In his current job, for example, Brennan has spearheaded some of Obama’s most controversial national security tactics, such as the aggressive escalation of drone strikes and so-called signature strikes, where targets are hit based on incomplete intelligence. He’s also caught flak for claiming drone attacks didn’t result in a “single” civilian death in Pakistan one year and for initially (and erroneously) claiming that Osama Bin Laden “engaged in a firefight” with Navy SEALs during the 2011 raid in which he was killed.
In 2008, liberals and civil libertarians were outraged by the possibility of Brennan heading the CIA.
On Monday,
Meteor Blades quoted
Spencer Ackerman:
Privately, Brennan has expressed doubts about the long-term efficacy of the drone war — even as it spreads from Pakistan to Yemen and perhaps elsewhere. But publicly, not only has Brennan defended the drone program, he’s claimed that “there hasn’t been a single collateral death” from drone strikes, which is difficult to square with what little evidence from the drone campaign is on display.
Accordingly, Brennan’s nomination is attracting criticism even before Obama announces it on Monday afternoon.

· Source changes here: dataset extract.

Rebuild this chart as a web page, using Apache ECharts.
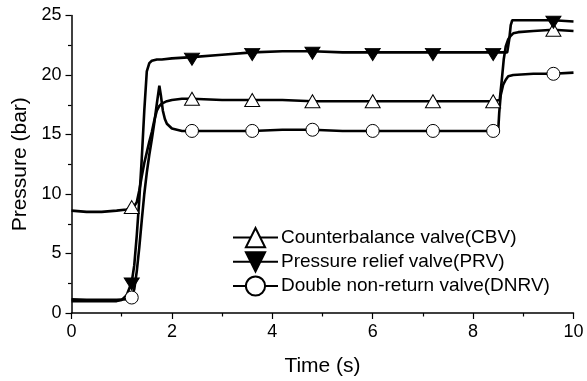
<!DOCTYPE html>
<html>
<head>
<meta charset="utf-8">
<script src="https://cdn.jsdelivr.net/npm/echarts@6/dist/echarts.min.js"></script>
<style>
html,body{margin:0;padding:0;background:#fff;}
#chart{width:587px;height:381px;}
</style>
</head>
<body>
<div id="chart"></div>
<script>
// ---- data ----
const seriesNames = ['Counterbalance valve(CBV)', 'Pressure relief valve(PRV)', 'Double non-return valve(DNRV)'];
const markerTimes = [1.2, 2.4, 3.6, 4.8, 6.0, 7.2, 8.4, 9.6];

const cbvTime = [0, 0.3, 0.6, 0.9, 1.1, 1.2, 1.25, 1.3, 1.35, 1.4, 1.45, 1.5, 1.55, 1.6, 1.65, 1.7, 1.75, 1.8, 1.9, 2.0, 2.2, 2.4, 3.0, 3.6, 4.2, 4.8, 5.4, 6.0, 6.6, 7.2, 7.8, 8.4, 8.53, 8.57, 8.61, 8.65, 8.7, 8.75, 8.8, 8.9, 9.2, 9.6, 10];
const cbvPressure = [8.6, 8.5, 8.5, 8.6, 8.7, 8.9, 9.0, 9.3, 10.3, 11.5, 12.6, 13.5, 14.4, 15.2, 16.2, 17.0, 17.4, 17.6, 17.8, 17.9, 18.0, 18.0, 17.9, 17.9, 17.9, 17.8, 17.8, 17.8, 17.8, 17.8, 17.8, 17.8, 17.9, 19.5, 21.3, 22.4, 23.0, 23.3, 23.5, 23.6, 23.7, 23.8, 23.7];

const prvTime = [0, 0.3, 0.6, 0.9, 1.0, 1.1, 1.2, 1.25, 1.3, 1.35, 1.4, 1.45, 1.5, 1.55, 1.6, 1.7, 1.8, 2.0, 2.4, 3.0, 3.6, 4.2, 4.8, 5.4, 6.0, 6.6, 7.2, 7.8, 8.4, 8.68, 8.72, 8.75, 8.78, 8.85, 9.0, 9.3, 9.6, 10];
const prvPressure = [1.0, 1.0, 1.0, 1.0, 1.1, 1.5, 2.6, 4.0, 6.5, 9.5, 13.0, 17.0, 20.3, 21.0, 21.2, 21.3, 21.3, 21.4, 21.5, 21.7, 21.9, 22.0, 22.0, 21.9, 21.9, 21.9, 21.9, 21.9, 21.9, 21.9, 23.0, 24.2, 24.6, 24.6, 24.6, 24.6, 24.6, 24.5];

const dnrvTime = [0, 0.3, 0.6, 0.9, 1.1, 1.2, 1.25, 1.3, 1.35, 1.4, 1.45, 1.5, 1.55, 1.6, 1.65, 1.7, 1.75, 1.78, 1.82, 1.86, 1.9, 2.0, 2.2, 2.4, 3.0, 3.6, 4.2, 4.8, 5.4, 6.0, 6.6, 7.2, 7.8, 8.4, 8.5, 8.52, 8.55, 8.6, 8.65, 8.7, 8.8, 9.2, 9.6, 10];
const dnrvPressure = [1.15, 1.1, 1.1, 1.1, 1.15, 1.3, 2.0, 3.5, 5.5, 7.8, 10.0, 11.8, 13.3, 14.6, 16.0, 17.6, 19.1, 18.3, 17.0, 16.3, 15.9, 15.5, 15.3, 15.3, 15.3, 15.3, 15.4, 15.4, 15.3, 15.3, 15.3, 15.3, 15.3, 15.3, 15.3, 16.8, 18.3, 19.2, 19.6, 19.9, 20.0, 20.1, 20.1, 20.2];

const xTicks = [0, 2, 4, 6, 8, 10];
const yTicks = [0, 5, 10, 15, 20, 25];

// ---- build ----
function build(times, vals) {
  return times.map((t, i) => {
    const isMarker = markerTimes.some(m => Math.abs(m - t) < 1e-9);
    return isMarker ? { value: [t, vals[i]] } : { value: [t, vals[i]], symbol: 'none' };
  });
}
const FONT = 'Liberation Sans, Arial, sans-serif';
const downTri = 'path://M0,0L20,0L10,17Z';

function mkSeries(name, times, vals, symbol, size, fill, offset) {
  return {
    name: name,
    type: 'line',
    data: build(times, vals),
    symbol: symbol,
    symbolSize: size,
    symbolOffset: offset || [0, 0],
    showSymbol: true,
    clip: false,
    lineStyle: { color: '#000', width: 2.6 },
    itemStyle: { color: fill, borderColor: '#000', borderWidth: 1 },
    emphasis: { disabled: true },
    z: 2
  };
}

const chart = echarts.init(document.getElementById('chart'), null, { renderer: 'canvas' });
chart.setOption({
  animation: false,
  backgroundColor: '#fff',
  grid: { left: 71.5, right: 13.5, top: 15.5, bottom: 68, containLabel: false, outerBoundsMode: 'none' },
  legend: {
    orient: 'vertical',
    left: 227,
    top: 222,
    itemWidth: 45,
    itemHeight: 24,
    itemGap: 3,
    textStyle: { fontFamily: FONT, fontSize: 19, color: '#000', padding: [0, 0, 0, -2] },
    data: seriesNames
  },
  xAxis: {
    type: 'value',
    min: 0, max: 10, interval: 2,
    name: 'Time (s)',
    nameLocation: 'middle',
    nameGap: 43,
    nameTextStyle: { fontFamily: FONT, fontSize: 21, color: '#000' },
    axisLine: { show: true, lineStyle: { color: '#000', width: 1.5 } },
    axisTick: { show: true, inside: false, length: 6, lineStyle: { color: '#000', width: 1.2 } },
    minorTick: { show: true, splitNumber: 2, length: 3.5, lineStyle: { color: '#000', width: 1.2 } },
    splitLine: { show: false },
    axisLabel: {
      fontFamily: FONT, fontSize: 18, color: '#000', margin: 10,
      formatter: v => (xTicks.indexOf(v) >= 0 ? String(v) : '')
    }
  },
  yAxis: {
    type: 'value',
    min: 0, max: 25, interval: 5,
    name: 'Pressure (bar)',
    nameLocation: 'middle',
    nameGap: 39,
    nameTextStyle: { fontFamily: FONT, fontSize: 21, color: '#000' },
    axisLine: { show: true, lineStyle: { color: '#000', width: 1.5 } },
    axisTick: { show: true, inside: false, length: 6, lineStyle: { color: '#000', width: 1.2 } },
    minorTick: { show: true, splitNumber: 2, length: 3.5, lineStyle: { color: '#000', width: 1.2 } },
    splitLine: { show: false },
    axisLabel: {
      fontFamily: FONT, fontSize: 18, color: '#000', margin: 10,
      formatter: v => (yTicks.indexOf(v) >= 0 ? String(v) : '')
    }
  },
  series: [
    mkSeries(seriesNames[0], cbvTime, cbvPressure, 'triangle', [15, 13], '#fff'),
    mkSeries(seriesNames[1], prvTime, prvPressure, downTri, [15, 12], '#000', [0, 2]),
    mkSeries(seriesNames[2], dnrvTime, dnrvPressure, 'circle', 13, '#fff')
  ]
});
</script>
</body>
</html>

Mary Ellen O’Connell, an international law expert at the University of Notre Dame, sent out a statement urging the Senate to vote against sending Brennan to the CIA on the grounds that the drone program is among “the most highly unlawful and immoral practices the United States has ever undertaken.” Council on Foreign Relations scholar Micah Zenko doesn’t explicitly oppose Brennan’s nomination, but called the claim that the drone strikes haven’t killed civilians “preposterous and in no way supported by reality.” Brennan withdrew as Obama’s choice to head the CIA once before, in 2008, when he came under criticism for alleged involvement in the CIA’s Bush-era torture efforts.
But that was a whole four years ago. Back then, Hagel was about to receive his first rating above
zero from the Human Rights Campaign, for his one positive vote, in favor of emergency AIDS relief, which as
John Aravosis points out, "isn't gay at all." So let's just forget that the new Defense nominee has a long history of virulent bigotry, and let's just forget that the new CIA nominee was considered too controversial for Democrats at the end of the Bush era, because of his activities during the Bush era. This is 2012, not the late-2000s, which is ancient history. The statute of limitations on outrage over abuses of human rights apparently is less than a handful of years.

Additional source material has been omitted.